0

I am having some strange behaviour when reading xml attribute values with SAX. It seems to be a bug in the SAX library I am using which is the system default.

Xml is very simple:

<?xml version="1.0"?>
<VOTABLE version="1.1">
    <RESOURCE type="results">
        <INFO name="QUERY_STATUS" value="OK" />
        <TABLE>
            <FIELD ID="Reference" ucd="DATA_LINK" datatype="char" arraysize="*" />
            <FIELD ID="URN" ucd="HCSS_URN" datatype="char" arraysize="*" />
            <FIELD ID="HCSSFileName" ucd="HCSS_FILE_NAME" datatype="char" arraysize="*" />
        </TABLE>
    </RESOURCE>
</VOTABLE>

For example I am sometimes seeing when reading an attribute value: startElement: Attr: 'cCSS_FILE_NAME' from com.sun.org.apache.xerces.internal.parsers.AbstractSAXParser$AttributesProxy

Somehow the text parsing has gone wrong using e.g) attributes.getValue(id); and should be HCSS_FILE_NAME.

It seems to be widely documented on various forums that there are many bugs with the built in SAX parsers, for example I found the following:

https://community.oracle.com/thread/1627769 http://bugs.java.com/bugdatabase/view_bug.do?bug_id=6690015

I also read something can occur like this for xml 1.1 but this is not the case or there are problems reading long attribute values but again this is not the case.
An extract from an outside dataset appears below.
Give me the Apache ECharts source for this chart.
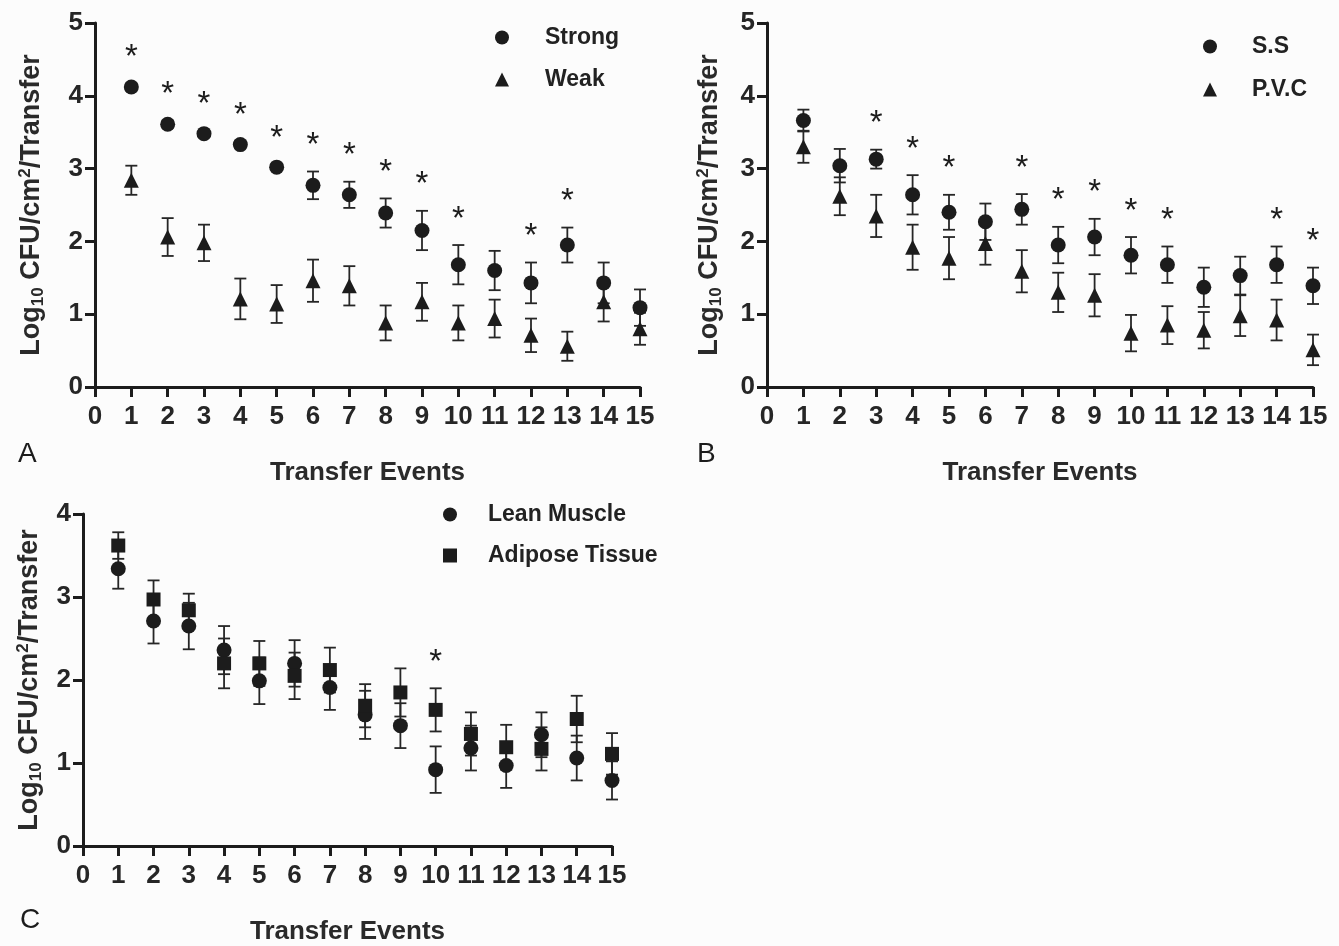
<!DOCTYPE html>
<html>
<head>
<meta charset="utf-8">
<script src="https://cdn.jsdelivr.net/npm/echarts@6/dist/echarts.min.js"></script>
<style>
  html, body { margin: 0; padding: 0; background: #fcfcfc; }
  #main { width: 1339px; height: 946px; }
</style>
</head>
<body>
<div id="main"></div>
<script>
// transfer events 1..15
const events = [1, 2, 3, 4, 5, 6, 7, 8, 9, 10, 11, 12, 13, 14, 15]

// A: biofilm strength
const strongMean = [4.12, 3.61, 3.48, 3.33, 3.02, 2.77, 2.64, 2.39, 2.15, 1.68, 1.60, 1.43, 1.95, 1.43, 1.09]
const strongErr  = [0.05, 0.05, 0.04, 0.05, 0.04, 0.19, 0.18, 0.20, 0.27, 0.27, 0.27, 0.28, 0.24, 0.28, 0.25]
const weakMean   = [2.84, 2.06, 1.98, 1.21, 1.14, 1.46, 1.39, 0.88, 1.17, 0.88, 0.94, 0.71, 0.56, 1.17, 0.80]
const weakErr    = [0.20, 0.26, 0.25, 0.28, 0.26, 0.29, 0.27, 0.24, 0.26, 0.24, 0.26, 0.23, 0.20, 0.27, 0.22]
const sigA = [1, 2, 3, 4, 5, 6, 7, 8, 9, 10, 12, 13]

// B: surface
const ssMean  = [3.66, 3.04, 3.13, 2.64, 2.40, 2.27, 2.44, 1.95, 2.06, 1.81, 1.68, 1.37, 1.53, 1.68, 1.39]
const ssErr   = [0.15, 0.23, 0.13, 0.27, 0.24, 0.25, 0.21, 0.25, 0.25, 0.25, 0.25, 0.27, 0.26, 0.25, 0.25]
const pvcMean = [3.30, 2.62, 2.35, 1.92, 1.77, 1.97, 1.59, 1.30, 1.26, 0.74, 0.85, 0.78, 0.98, 0.92, 0.51]
const pvcErr  = [0.22, 0.26, 0.29, 0.31, 0.29, 0.29, 0.29, 0.27, 0.29, 0.25, 0.26, 0.25, 0.28, 0.28, 0.21]
const sigB = [3, 4, 5, 7, 8, 9, 10, 11, 14, 15]

// C: tissue
const leanMean    = [3.34, 2.71, 2.65, 2.36, 1.99, 2.20, 1.91, 1.58, 1.45, 0.92, 1.18, 0.97, 1.34, 1.06, 0.79]
const leanErr     = [0.24, 0.27, 0.28, 0.29, 0.28, 0.28, 0.27, 0.29, 0.27, 0.28, 0.27, 0.27, 0.27, 0.27, 0.23]
const adiposeMean = [3.62, 2.97, 2.84, 2.20, 2.20, 2.05, 2.12, 1.69, 1.85, 1.64, 1.35, 1.19, 1.17, 1.53, 1.11]
const adiposeErr  = [0.16, 0.23, 0.20, 0.30, 0.27, 0.28, 0.27, 0.26, 0.29, 0.26, 0.26, 0.27, 0.26, 0.28, 0.25]
const sigC = [10]

const FONT = '"Liberation Sans", Arial, Helvetica, sans-serif'
const INK = '#1c1c1c'

var myChart = echarts.init(document.getElementById('main'))

// 均值点 + 误差线
function pts(mean) {
    return events.map((x, i) => [x, mean[i]])
}
function errData(mean, err) {
    return events.map((x, i) => [x, mean[i], err[i]])
}
function sigData(sig, means, errs) {
    // star sits above the highest error cap at that event
    return sig.map(x => {
        let i = x - 1
        let top = Math.max(...means.map((m, k) => m[i] + errs[k][i]))
        return [x, top]
    })
}

function errorBar(gi, mean, err) {
    return {
        type: 'custom',
        xAxisIndex: gi,
        yAxisIndex: gi,
        z: 2,
        silent: true,
        renderItem(params, api) {
            let x = api.value(0), y = api.value(1), e = api.value(2)
            let hi = api.coord([x, y + e])
            let lo = api.coord([x, y - e])
            let w = 6
            let st = { stroke: '#262626', lineWidth: 1.8 }
            return {
                type: 'group',
                children: [
                    { type: 'line', shape: { x1: hi[0], y1: hi[1], x2: lo[0], y2: lo[1] }, style: st },
                    { type: 'line', shape: { x1: hi[0] - w, y1: hi[1], x2: hi[0] + w, y2: hi[1] }, style: st },
                    { type: 'line', shape: { x1: lo[0] - w, y1: lo[1], x2: lo[0] + w, y2: lo[1] }, style: st }
                ]
            }
        },
        data: errData(mean, err)
    }
}

function marks(gi, name, symbol, size, mean) {
    return {
        name: name,
        type: 'scatter',
        xAxisIndex: gi,
        yAxisIndex: gi,
        symbol: symbol,
        symbolSize: size,
        z: 3,
        itemStyle: { color: INK, opacity: 1 },
        data: pts(mean)
    }
}

function stars(gi, data) {
    return {
        type: 'custom',
        xAxisIndex: gi,
        yAxisIndex: gi,
        z: 4,
        silent: true,
        renderItem(params, api) {
            let p = api.coord([api.value(0), api.value(1)])
            return {
                type: 'text',
                x: p[0],
                y: p[1] - 9,
                style: {
                    text: '*',
                    fill: INK,
                    font: '33px ' + FONT,
                    align: 'center',
                    verticalAlign: 'bottom'
                }
            }
        },
        data: data
    }
}

function xAxisFor(gi) {
    return {
        gridIndex: gi,
        type: 'value',
        min: 0,
        max: 15,
        interval: 1,
        name: 'Transfer Events',
        nameLocation: 'middle',
        nameGap: 73,
        nameTextStyle: { fontFamily: FONT, fontWeight: 'bold', fontSize: 26, color: '#2a2a2a' },
        axisLine: { show: true, onZero: false, lineStyle: { color: INK, width: 3 } },
        axisTick: { show: true, length: 10, lineStyle: { color: INK, width: 3 } },
        axisLabel: { margin: 17, fontFamily: FONT, fontWeight: 'bold', fontSize: 26, color: '#262626' },
        splitLine: { show: false }
    }
}

const yName = '{a|Log}{sub|10}{a| CFU/cm}{sup|2}{a|/Transfer}'
function yAxisFor(gi, max, gap) {
    return {
        gridIndex: gi,
        type: 'value',
        min: 0,
        max: max,
        interval: 1,
        name: yName,
        nameLocation: 'middle',
        nameGap: gap,
        nameTextStyle: {
            fontFamily: FONT, fontWeight: 'bold', fontSize: 27, color: '#2a2a2a',
            rich: {
                a: { fontFamily: FONT, fontWeight: 'bold', fontSize: 27, color: '#2a2a2a' },
                sub: { fontFamily: FONT, fontWeight: 'bold', fontSize: 17, color: '#2a2a2a', padding: [12, 0, 0, 0] },
                sup: { fontFamily: FONT, fontWeight: 'bold', fontSize: 17, color: '#2a2a2a', padding: [0, 0, 13, 0] }
            }
        },
        axisLine: { show: true, onZero: false, lineStyle: { color: INK, width: 3 } },
        axisTick: { show: true, length: 10, lineStyle: { color: INK, width: 3 } },
        axisLabel: { margin: 12, fontFamily: FONT, fontWeight: 'bold', fontSize: 26, color: '#262626' },
        splitLine: { show: false }
    }
}

function legendFor(left, top, gap, pad, items) {
    return {
        left: left,
        top: top,
        orient: 'vertical',
        itemWidth: 14,
        itemHeight: 14,
        itemGap: gap,
        selectedMode: false,
        formatter: '{t|{name}}',
        textStyle: {
            rich: {
                t: { fontFamily: FONT, fontWeight: 'bold', fontSize: 23, color: '#222', lineHeight: 22, padding: [0, 0, 0, pad] }
            }
        },
        data: items
    }
}

let option = {
    backgroundColor: '#fcfcfc',
    animation: false,
    grid: [
        { left: 95, top: 23, width: 545, height: 364 },
        { left: 767, top: 23, width: 546, height: 364 },
        { left: 83, top: 514, width: 529, height: 349 }
    ],
    xAxis: [xAxisFor(0), xAxisFor(1), xAxisFor(2)],
    yAxis: [yAxisFor(0, 5, 48), yAxisFor(1, 5, 42), yAxisFor(2, 4, 38)],
    legend: [
        legendFor(490, 21, 19, 31, [{ name: 'Strong', icon: 'circle' }, { name: 'Weak', icon: 'triangle' }]),
        legendFor(1198, 30, 20, 30, [{ name: 'S.S', icon: 'circle' }, { name: 'P.V.C', icon: 'triangle' }]),
        legendFor(438, 498, 18, 26, [{ name: 'Lean Muscle', icon: 'circle' }, { name: 'Adipose Tissue', icon: 'rect' }])
    ],
    graphic: [
        { type: 'text', left: 18, top: 440, style: { text: 'A', font: '28px ' + FONT, fill: INK } },
        { type: 'text', left: 697, top: 440, style: { text: 'B', font: '28px ' + FONT, fill: INK } },
        { type: 'text', left: 20, top: 906, style: { text: 'C', font: '28px ' + FONT, fill: INK } }
    ],
    series: [
        errorBar(0, strongMean, strongErr),
        errorBar(0, weakMean, weakErr),
        marks(0, 'Strong', 'circle', 15, strongMean),
        marks(0, 'Weak', 'triangle', 15, weakMean),
        stars(0, sigData(sigA, [strongMean, weakMean], [strongErr, weakErr])),

        errorBar(1, ssMean, ssErr),
        errorBar(1, pvcMean, pvcErr),
        marks(1, 'S.S', 'circle', 15, ssMean),
        marks(1, 'P.V.C', 'triangle', 15, pvcMean),
        stars(1, sigData(sigB, [ssMean, pvcMean], [ssErr, pvcErr])),

        errorBar(2, leanMean, leanErr),
        errorBar(2, adiposeMean, adiposeErr),
        marks(2, 'Lean Muscle', 'circle', 15, leanMean),
        marks(2, 'Adipose Tissue', 'rect', 14, adiposeMean),
        stars(2, sigData(sigC, [leanMean, adiposeMean], [leanErr, adiposeErr]))
    ]
}
myChart.setOption(option)
</script>
</body>
</html>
I can only think to try to configure a different SAX Parser such as: org.apache.xerces.jaxp.SAXParserFactoryImpl

Thanks for any tips.

dbank
  • 1,173
  • 1
  • 17
  • 29
user1472672
  • 313
  • 1
  • 9
  • I don´t follow. What is exactly your problem? Can you link it with the example you have given? – Victor Mar 10 '15 at 14:32
  • I think its quite clear from the example. The attribute value is read incorrectly by SAX. It returns 'cCSS_FILE_NAME' but should return what is in the xml e.g) HCSS_FILE_NAME. – user1472672 Mar 10 '15 at 15:23
  • 1
    OK. Sorry, I did not see the field you were talking about. Can you post the code you have used to read the XML? On the other hand, if you want to use the `SAXParserFactoryImpl`you can use this: `System.setProperty("javax.xml.parsers.SAXParserFactory", "org.apache.xerces.jaxp.SAXParserFactoryImpl");` – Victor Mar 10 '15 at 15:30

1 Answers1

0

Don't use the XML parser built in to the JDK. It is buggy, and the most common bug manifests itself as corrupt attribute values. This bug has been around for years, and as far as I know is present in all JDK versions. Switch to using the version of Xerces from Apache.

Michael Kay
  • 156,231
  • 11
  • 92
  • 164